While doing my part to stay at home, I’ve found several ways to keep making and creating. If you’re looking for a simple maker activity to do at home, give this a shot. This post is a little “quarantine diary entry” mixed with some helpful tips to make your own cloth face mask. Enjoy!
I woke up to see the CDC’s recommendation for everyone to use face masks. Not a big deal; I know I can make some. I checked my fabric stash, and to my horror, there’s only fleece and felt. I can’t make suitable masks with these materials! So I checked JOANN Fabrics, only find there’s no fabric or elastic in stock. And Amazon says no delivery until May 15th. What to do? In desperation, I call my Grandma. Her stash is equally depleted, but she does have new pillowcases and sheets I can cut up. I can even use the elastic by removing it from a fitted sheet. Grandma rocks!
Ran to Walmart today to buy sewing machine oil and somehow walked out with two tomato plants—also found a few yards of cotton fabric. Yay! Time to make more masks. I swung by Grandma’s to grab materials and was able to wave to her through the screen door, which was nice.
Got home and needed to hunt for the elusive iron and ironing board. Next, I cut the fabric into three pieces for each mask, trimmed all the elastic and ties, and soon had everything I needed to make fourteen masks. Not too shabby! The extra fabric solves the elastic problem, too. (Dog proceeds to nap on all the fabric—he’s always very helpful. Guess I need to wash them before I give them away.)
Time to sew, and of course, I can’t find the pedal. I never seem to put it away in the same place twice. I finish the first two masks, and everything works perfectly. Just twelve more, so I stay up late, piecing them together.
Got up early to finish the masks. On the last five, my machine started jamming over and over. Tried to Google the answer, which takes 45 minutes to solve: check the top thread tension. I finished off the masks and started handing them out to family and neighbors. Woohoo!
- I used this article from CNN and a video from JOANN Fabrics to create the masks. I won’t repeat the instructions here because they already do an excellent job of explaining how to make them.

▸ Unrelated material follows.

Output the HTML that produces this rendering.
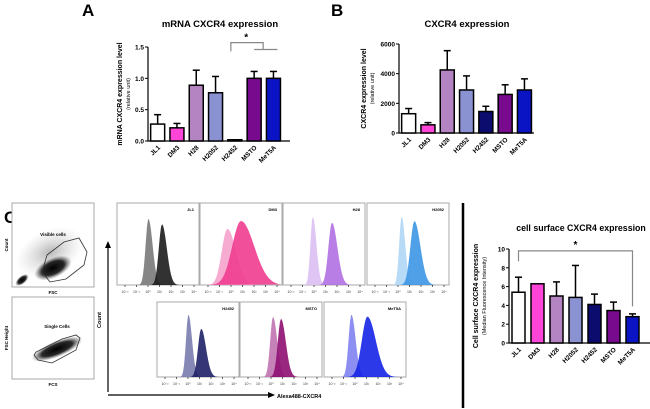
<!DOCTYPE html>
<html><head><meta charset="utf-8"><style>
html,body{margin:0;padding:0;background:#fff;}
svg{display:block;font-family:"Liberation Sans",Arial,sans-serif;}
</style></head><body>
<svg id="fig" width="650" height="409" viewBox="0 0 650 409">
<text x="82" y="16" font-size="17" font-weight="bold">A</text>
<text x="331" y="16" font-size="17" font-weight="bold">B</text>
<text x="4" y="223" font-size="17" font-weight="bold">C</text>
<line x1="463" y1="203" x2="463" y2="408" stroke="#000" stroke-width="2.5"/>
<g id="flow"></g>
<g id="chartA"></g>
<g id="chartB"></g>
<g id="chartC"></g>
</svg>
<script>
const categories = ["JL1","DM3","H28","H2052","H2452","MSTO","MeT5A"];
const colorsBar = ["#ffffff","#ff44d8","#b383c2","#8b92d2","#0c0c6e","#780a8e","#0a14c4"];
const valuesA = [0.27,0.21,0.89,0.77,0.02,1.0,1.0];
const errorsA = [0.15,0.07,0.24,0.26,0.0,0.11,0.11];
const ticksA = [0,0.5,1.0,1.5];
const tickLabelsA = ["0.0","0.5","1.0","1.5"];
const valuesB = [1300,550,4250,2900,1450,2600,2900];
const errorsB = [350,150,1300,950,350,650,750];
const ticksB = [0,2000,4000,6000];
const tickLabelsB = ["0","2000","4000","6000"];
const valuesC = [5.4,6.3,5.0,4.85,4.1,3.45,2.8];
const errorsC = [1.6,0,1.5,3.4,1.1,0.9,0.3];
const ticksC = [0,2,4,6,8,10];
const tickLabelsC = ["0","2","4","6","8","10"];
const histCells = ["JL1","DM3","H28","H2052","H2452","MSTO","MeT5A"];
const histCtrlPeak = [0.38,0.33,0.36,0.42,0.38,0.40,0.33];
const histStainPeak = [0.55,0.50,0.60,0.58,0.54,0.50,0.53];
const histCtrlH = [0.85,0.72,0.88,0.88,0.88,0.85,0.88];
const histStainH = [0.78,0.82,0.80,0.82,0.68,0.82,0.85];
const histCtrlW = [0.035,0.07,0.03,0.03,0.03,0.035,0.035];
const histStainW = [0.04,0.11,0.045,0.05,0.04,0.04,0.07];
const histCtrlColor = ["#808080","#f6a6cf","#ddc2f2","#b3d9f7","#7f82b2","#c27ab4","#8688f0"];
const histStainColor = ["#1c1c1c","#f03c8f","#b070e2","#3c96e4","#1e2066","#8e0f72","#1424e6"];

const NS="http://www.w3.org/2000/svg";
function mk(parent,tag,attrs){const e=document.createElementNS(NS,tag);for(const k in attrs)e.setAttribute(k,attrs[k]);parent.appendChild(e);return e;}

function barChart(g,opt,vals,errs,ticks,tlabels){
  const y=v=>opt.y0-(v-opt.vmin)/(opt.vmax-opt.vmin)*(opt.y0-opt.y1);
  const x=i=>opt.xs+opt.step*(i+0.5);
  let t=mk(g,"text",{x:opt.titleX,y:opt.titleY,"font-size":opt.titleSize||"9.5","font-weight":"bold","text-anchor":"middle"});
  t.textContent=opt.title;
  
  
  let yt=mk(g,"text",{transform:`translate(${opt.ytX},${(opt.y0+opt.y1)/2}) rotate(-90)`,"font-size":"7","font-weight":"bold","text-anchor":"middle"});
  
  
  let s1=mk(yt,"tspan",{x:0,dy:0});s1.textContent=opt.ytitle1;
  let s2=mk(yt,"tspan",{x:0,dy:8,"font-size":"5.5","font-weight":"normal"});s2.textContent=opt.ytitle2;
  let ax=mk(g,"path",{d:`M${opt.xs} ${y(ticks[ticks.length-1])}V${opt.y0}H${opt.xe}`,fill:"none",stroke:"#000","stroke-width":"1.2"});
  
  
  ticks.forEach((tv,i)=>{
    mk(g,"line",{x1:opt.xs-3,x2:opt.xs,y1:y(tv),y2:y(tv),stroke:"#000","stroke-width":"1"});
    let tl=mk(g,"text",{x:opt.xs-4,y:y(tv)+2.5,"font-size":"6.5","font-weight":"bold","text-anchor":"end"});
    tl.textContent=tlabels[i];
    
    
  });
  vals.forEach((v,i)=>{
    const cx=x(i),w=opt.bw;
    if(errs[i]>0){
      mk(g,"line",{x1:cx,x2:cx,y1:y(v),y2:y(v+errs[i]),stroke:"#000","stroke-width":"1.5"});
      mk(g,"line",{x1:cx-3.5,x2:cx+3.5,y1:y(v+errs[i]),y2:y(v+errs[i]),stroke:"#000","stroke-width":"1.5"});
    }
    let r=mk(g,"rect",{x:cx-w/2,y:y(v),width:w,height:Math.max(opt.y0-y(v),1),fill:colorsBar[i],stroke:"#000","stroke-width":"1.5"});
    
    
    let l=mk(g,"text",{transform:`translate(${cx+3},${opt.y0+7}) rotate(-45)`,"font-size":"6.5","font-weight":"bold","text-anchor":"end"});
    l.textContent=categories[i];
    
    
  });
  return {x,y};
}

const A=barChart(document.getElementById("chartA"),{xs:148,xe:290,step:19.3,bw:14,y0:141,y1:47,vmin:0,vmax:1.5,title:"mRNA CXCR4 expression",titleX:220,titleY:27,ytX:122,ytitle1:"mRNA CXCR4 expression level",ytitle2:"(relative unit)"},valuesA,errorsA,ticksA,tickLabelsA);
{const g=document.getElementById("chartA");
 let b=mk(g,"path",{d:`M${A.x(4)-4} ${A.y(1.43)}V${A.y(1.57)}H${A.x(5)+9}V${A.y(1.46)}M${A.x(5)} ${A.y(1.46)}H${A.x(6)+4}`,fill:"none",stroke:"#888","stroke-width":"1.2"});
 
 let s=mk(g,"text",{x:A.x(5)-8,y:A.y(1.6),"font-size":"10","font-weight":"bold","text-anchor":"middle"});s.textContent="*";
 }

barChart(document.getElementById("chartB"),{xs:399,xe:534,step:19.3,bw:14,y0:133,y1:44,vmin:0,vmax:6000,title:"CXCR4 expression",titleX:467,titleY:27,ytX:366,ytitle1:"CXCR4 expression level",ytitle2:"(relative unit)"},valuesB,errorsB,ticksB,tickLabelsB);

const C=barChart(document.getElementById("chartC"),{xs:509,xe:650,step:19,bw:13,y0:343,y1:249,vmin:0,vmax:10,title:"cell surface CXCR4 expression",titleSize:"8.8",titleX:581,titleY:231,ytX:478,ytitle1:"Cell surface CXCR4 expression",ytitle2:"(Median Fluorescence Intensity)"},valuesC,errorsC,ticksC,tickLabelsC);
{const g=document.getElementById("chartC");
 let b=mk(g,"path",{d:`M${C.x(0)} ${C.y(8.7)}V${C.y(9.8)}H${C.x(6)}V${C.y(3.9)}`,fill:"none",stroke:"#888","stroke-width":"1.2"});
 
 let s=mk(g,"text",{x:(C.x(0)+C.x(6))/2,y:C.y(10.1),"font-size":"10","font-weight":"bold","text-anchor":"middle"});s.textContent="*";
 }

// flow cytometry
const F=document.getElementById("flow");
mk(F,"defs",{}).innerHTML='<radialGradient id="dens"><stop offset="0" stop-color="#000"/><stop offset="0.6" stop-color="#111" stop-opacity="0.9"/><stop offset="1" stop-color="#555" stop-opacity="0"/></radialGradient><radialGradient id="halo"><stop offset="0" stop-color="#888" stop-opacity="0.6"/><stop offset="1" stop-color="#bbb" stop-opacity="0"/></radialGradient>';
function box(x,y,w,h,name){let r=mk(F,"rect",{x,y,width:w,height:h,fill:"#fff",stroke:"#aaa","stroke-width":"1"});return r;}
function txt(x,y,s,sz,name,anchor,rot){let t=mk(F,"text",{x,y,"font-size":sz,"font-weight":"bold","text-anchor":anchor||"middle"});if(rot)t.setAttribute("transform",`rotate(-90 ${x} ${y})`);t.textContent=s;return t;}
box(12,203,82,84,"scatter-plot-fsc");
mk(F,"ellipse",{cx:50,cy:252,rx:36,ry:22,fill:"url(#halo)",transform:"rotate(-25 50 252)"});
mk(F,"ellipse",{cx:53,cy:268,rx:20,ry:10,fill:"url(#dens)",transform:"rotate(-25 53 268)"});
mk(F,"ellipse",{cx:22,cy:280,rx:8,ry:4,fill:"url(#dens)",transform:"rotate(-40 22 280)"});
mk(F,"path",{d:"M47 255 L64 242 L79 238 L87 252 L84 265 L66 279 L50 282 L42 272 Z",fill:"none",stroke:"#333","stroke-width":"0.8"});
txt(53,236,"Visible cells","4.5","gate-label");
txt(53,294,"FSC","4.5","x-axis-label");
txt(8,245,"Count","4.5","y-axis-label","middle",true);
box(12,297,82,82,"scatter-plot-singlets");
mk(F,"ellipse",{cx:57,cy:349,rx:27,ry:8,fill:"url(#dens)",transform:"rotate(-22 57 349)"});
mk(F,"path",{d:"M34 355 L38 360 L52 363 L76 350 L80 338 L76 335 L62 339 L36 352 Z",fill:"none",stroke:"#333","stroke-width":"0.8"});
txt(57,328,"Single Cells","4.5","gate-label");
txt(53,386,"FCS","4.5","x-axis-label");
txt(8,338,"FSC Height","4.5","y-axis-label","middle",true);

let ar=mk(F,"path",{d:"M108 392V245M108 395H270",fill:"none",stroke:"#000","stroke-width":"1.2"});

mk(F,"path",{d:"M105 248L108 241L111 248Z",fill:"#000"});
mk(F,"path",{d:"M268 392L275 395L268 398Z",fill:"#000"});
txt(277,398,"Alexa488-CXCR4","5.5","x-axis-title","start");
txt(101,320,"Count","5.5","y-axis-title","middle",true);

const hb=[[117,203],[200,203],[283,203],[367,203],[157,302],[240,302],[324,302]];
histCells.forEach((name,i)=>{
  const [bx,by]=hb[i],w=82,h=i<4?82:75;
  box(bx,by,w,h,"histogram-"+name.toLowerCase());
  const base=by+h;
  function curve(c,wd,ht){
    let d=`M${bx+1} ${base}`;
    for(let k=0;k<=80;k++){const u=k/80;let v=ht*Math.exp(-Math.pow((u-c)/wd,2)/2);
      if(u>c)v=ht*Math.exp(-Math.pow((u-c)/(wd*1.5),2)/2);
      d+=`L${bx+1+u*(w-2)} ${base-v*(h-4)}`;}
    return d+"Z";}
  let p1=mk(F,"path",{d:curve(histCtrlPeak[i],histCtrlW[i],histCtrlH[i]),fill:histCtrlColor[i],stroke:"none","fill-opacity":"0.95"});
  
  let p2=mk(F,"path",{d:curve(histStainPeak[i],histStainW[i],histStainH[i]),fill:histStainColor[i],stroke:"none","fill-opacity":"0.9"});
  
  txt(bx+w-5,by+8,name,"4","histogram-label","end");
  for(let k=0;k<7;k++){const tx=bx+8+k*11.5;mk(F,"line",{x1:tx,x2:tx,y1:base,y2:base+2,stroke:"#000","stroke-width":"0.6"});
    let tt=mk(F,"text",{x:tx,y:base+8,"font-size":"3.5","text-anchor":"middle",fill:"#333"});tt.textContent="10"+["⁻²","⁻¹","⁰","¹","²","³","⁴"][k];}
});
</script>
</body></html>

- The masks are essentially a rectangle of fabric with pleats. I cut my pieces at 9×6″. At these dimensions, a 1/4″ seam on all sides makes the masks a bit short, so if I create more, I will cut them at 10″ instead of 9″.
- I used two pieces of cotton and a rather heavy piece of linen for the insides. My masks are not pretty, but they’re functional. If you can make your own masks, I encourage you to do it. My family and neighbors claimed ten of my masks, and the rest are going to Central DuPage Hospital to help the ER nurses.
Disclaimer: Yes, the above all really happened. Remember making is never perfect. Whatever you make will be wonderful, and only you notice any mistakes. No one else will ever know.